In an interview, Coburn said he has no problem with states designating wilderness areas if they are prepared to finance their upkeep, noting that the Forest Service has a multibillion-dollar backlog of projects. "If you want to do it, why shouldn't the state be doing it? If Oregon wants to create new wilderness, I'm all in favor of Oregon doing it."
But supporters of congressional action say that only the federal government has the capacity to protect the most vulnerable areas. Sen. Patty Murray and Rep. Rick Larsen, both Democrats from Washington state, pushed to include 30,000 acres of low-elevation areas in Wild Sky on the grounds that they were ecologically critical and close to major population centers.
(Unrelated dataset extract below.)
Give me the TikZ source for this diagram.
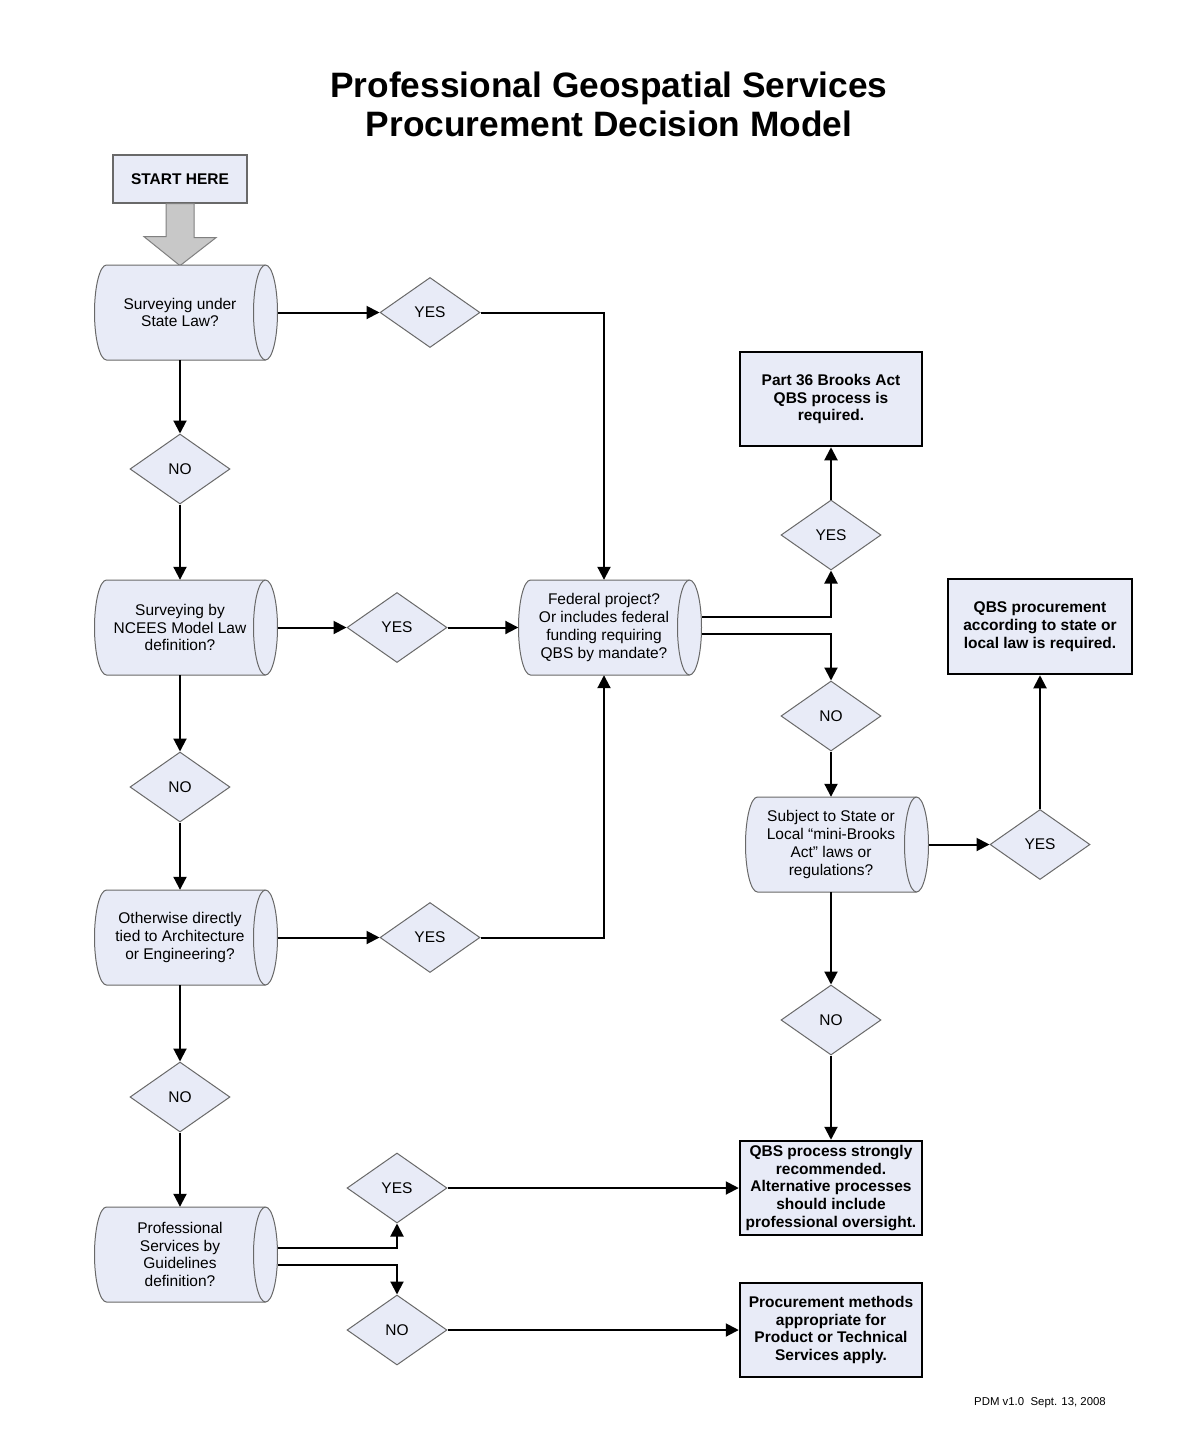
\documentclass[tikz,border=0pt]{standalone}
\usepackage{fontspec}
\setmainfont{Liberation Sans}
\usetikzlibrary{shapes.geometric,arrows.meta,calc}
\definecolor{fillc}{RGB}{232,235,247}
\definecolor{gborder}{RGB}{105,105,105}
\definecolor{arrowfill}{RGB}{200,200,200}
\newcommand\cylnode[4]{%
 \path[fill=fillc,draw=gborder,line width=1pt] ($(#2,#3)+(-73.5,47.5)$) -- ($(#2,#3)+(85.5,47.5)$)
   arc[start angle=90,end angle=-90,x radius=12,y radius=47.5] -- ($(#2,#3)+(-73.5,-47.5)$)
   arc[start angle=270,end angle=90,x radius=12,y radius=47.5] -- cycle;
 \draw[gborder,line width=1pt] ($(#2,#3)+(85.5,47.5)$) arc[start angle=90,end angle=270,x radius=12,y radius=47.5];
 \node[cyl] (#1) at (#2,#3) {#4};
}
\begin{document}
\begin{tikzpicture}[x=1pt,y=1pt,
  txt/.style={font=\fontsize{15.5}{17.7}\selectfont, align=center},
  cyl/.style={txt, minimum width=171pt, minimum height=95pt, inner sep=0pt},
  dia/.style={draw=gborder, fill=fillc, line width=1pt, diamond, minimum width=100pt, minimum height=70pt, inner sep=0pt, aspect=1.43, txt},
  endbox/.style={draw=black, fill=fillc, line width=2.5pt, minimum width=182pt, minimum height=94pt, inner sep=0pt, align=center, font=\fontsize{15.5}{17.7}\selectfont\bfseries},
  startbox/.style={draw=gborder, fill=fillc, line width=1.3pt, minimum width=134pt, minimum height=48pt, inner sep=0pt, font=\fontsize{15.5}{17.7}\selectfont\bfseries},
  conn/.style={line width=2pt, -{Triangle[length=13pt,width=13pt]}},
]
\fill[white] (0,0) rectangle (1202,-1441);
\useasboundingbox (0,0) rectangle (1202,-1441);

\node[font=\fontsize{35.3}{39}\selectfont\bfseries, align=center] (title) at (609,-104) {Professional Geospatial Services\\Procurement Decision Model};

\node[startbox] (start) at (180,-179) {START HERE};
\path[fill=arrowfill, draw=gray, line width=1pt] ([xshift=-14]start.south) -- ([xshift=14]start.south) -- ++(0,-34) -- ++(22,0) -- ([yshift=-62]start.south) -- ++(-36,29) -- ++(22,0) -- cycle;

\cylnode{c1}{180}{-312.5}{Surveying under\\State Law?}
\cylnode{c2}{180}{-627.5}{Surveying by\\NCEES Model Law\\definition?}
\cylnode{c3}{180}{-937.5}{Otherwise directly\\tied to Architecture\\or Engineering?}
\cylnode{c4}{180}{-1254.5}{Professional\\Services by\\Guidelines\\definition?}
\cylnode{fed}{604}{-627.5}{Federal project?\\Or includes federal\\funding requiring\\QBS by mandate?}
\cylnode{sub}{831}{-844.5}{Subject to State or\\Local “mini-Brooks\\Act” laws or\\regulations?}

\node[dia] (y1) at (430,-312.5) {YES};
\node[dia] (n1) at (180,-469) {NO};
\node[dia] (y2) at (397,-627.5) {YES};
\node[dia] (n2) at (180,-787) {NO};
\node[dia] (y3) at (430,-937.5) {YES};
\node[dia] (n3) at (180,-1097) {NO};
\node[dia] (y4) at (397,-1188) {YES};
\node[dia] (n4) at (397,-1330) {NO};
\node[dia] (y5) at (831,-535) {YES};
\node[dia] (n5) at (831,-716) {NO};
\node[dia] (y6) at (1040,-844.5) {YES};
\node[dia] (n6) at (831,-1020) {NO};

\node[endbox] (p36) at (831,-399) {Part 36 Brooks Act\\QBS process is\\required.};
\node[endbox, minimum width=184pt, minimum height=95pt] (qproc) at (1040,-626.5) {QBS procurement\\according to state or\\local law is required.};
\node[endbox] (qrec) at (831,-1188) {QBS process strongly\\recommended.\\Alternative processes\\should include\\professional oversight.};
\node[endbox] (pm) at (831,-1330) {Procurement methods\\appropriate for\\Product or Technical\\Services apply.};

\node[font=\fontsize{11.4}{13}\selectfont] (foot) at (1040,-1403) {PDM v1.0\ \ Sept. 13, 2008};

\draw[conn] ([xshift=12]c1.east) -- (y1.west);
\draw[conn] (y1.east) -| (fed.north);
\draw[conn] (c1.south) -- (n1.north);
\draw[conn] (n1.south) -- (c2.north);
\draw[conn] ([xshift=12]c2.east) -- (y2.west);
\draw[conn] (y2.east) -- (fed.west);
\draw[conn] (c2.south) -- (n2.north);
\draw[conn] (n2.south) -- (c3.north);
\draw[conn] ([xshift=12]c3.east) -- (y3.west);
\draw[conn] (y3.east) -| (fed.south);
\draw[conn] (c3.south) -- (n3.north);
\draw[conn] (n3.south) -- (c4.north);
\draw[conn] ([xshift=12,yshift=6.5]c4.east) -| (y4.south);
\draw[conn] ([xshift=12,yshift=-10.5]c4.east) -| (n4.north);
\draw[conn] (y4.east) -- (qrec.west);
\draw[conn] (n4.east) -- (pm.west);
\draw[conn] ([xshift=12,yshift=10.5]fed.east) -| (y5.south);
\draw[conn] (y5.north) -- (p36.south);
\draw[conn] ([xshift=12,yshift=-6.5]fed.east) -| (n5.north);
\draw[conn] (n5.south) -- (sub.north);
\draw[conn] ([xshift=12]sub.east) -- (y6.west);
\draw[conn] (y6.north) -- (qproc.south);
\draw[conn] (sub.south) -- (n6.north);
\draw[conn] (n6.south) -- (qrec.north);
\end{tikzpicture}
\end{document}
These areas, below 3,000 feet, have a Tolkienesque landscape, with bright green, moss-covered trees and aquamarine water that locals dub "glacier milk" because the ground-up stones from glaciers give it an ethereal color.
"We call it the cleanest, coldest, clearest river in the state," said high school science teacher Mike Town, who started pushing for wilderness protection nearly a decade ago. "If you really want to protect salmon, or even Puget Sound, the water quality of the rivers that drain into Puget Sound needs to be addressed."
Murray and Larsen, whose bill made concessions to church groups, the Boy Scouts and float-plane operators in order to forge a consensus on the bill, said it took time to convince some opponents that creating wilderness would benefit the local community. The lawmakers removed a few thousand acres from the plan to placate snowmobilers, clarified that existing float-plane use could continue and ensured that church groups and the Boy Scouts could still get access to their camping grounds.
"When you say 'wilderness,' the hair goes up on the back of their necks, and they envision chains going around trees they'll never touch," Murray recalled in an interview. "It can't just be in-your-face 'We're going to protect those areas, we don't care what you think.' "
With the support of several senior Republicans, including Sen. Larry Craig (Idaho) and then-Agriculture Undersecretary Mark Rey, the Wild Sky bill passed the Senate three times, but Pombo repeatedly blocked it in the House.
"It was a failure of American democracy, where you had one man who prevented the will of the American people from being fulfilled," said Rep. Jay Inslee (D-Wash.), who battled Pombo on the Resources Committee. "What you're seeing right now is this one-man dam has broken."
Doug Scott, who has been working on wilderness bills for 30 years and is now policy director of the Campaign for America's Wilderness, said he thinks that someday the United States will complete the mission envisioned in the 1964 Wilderness Act. But it hasn't gotten there yet, he said.
"There will be a last acre -- we just won't know it's the last acre," he said. "And I don't think I'll live to see it."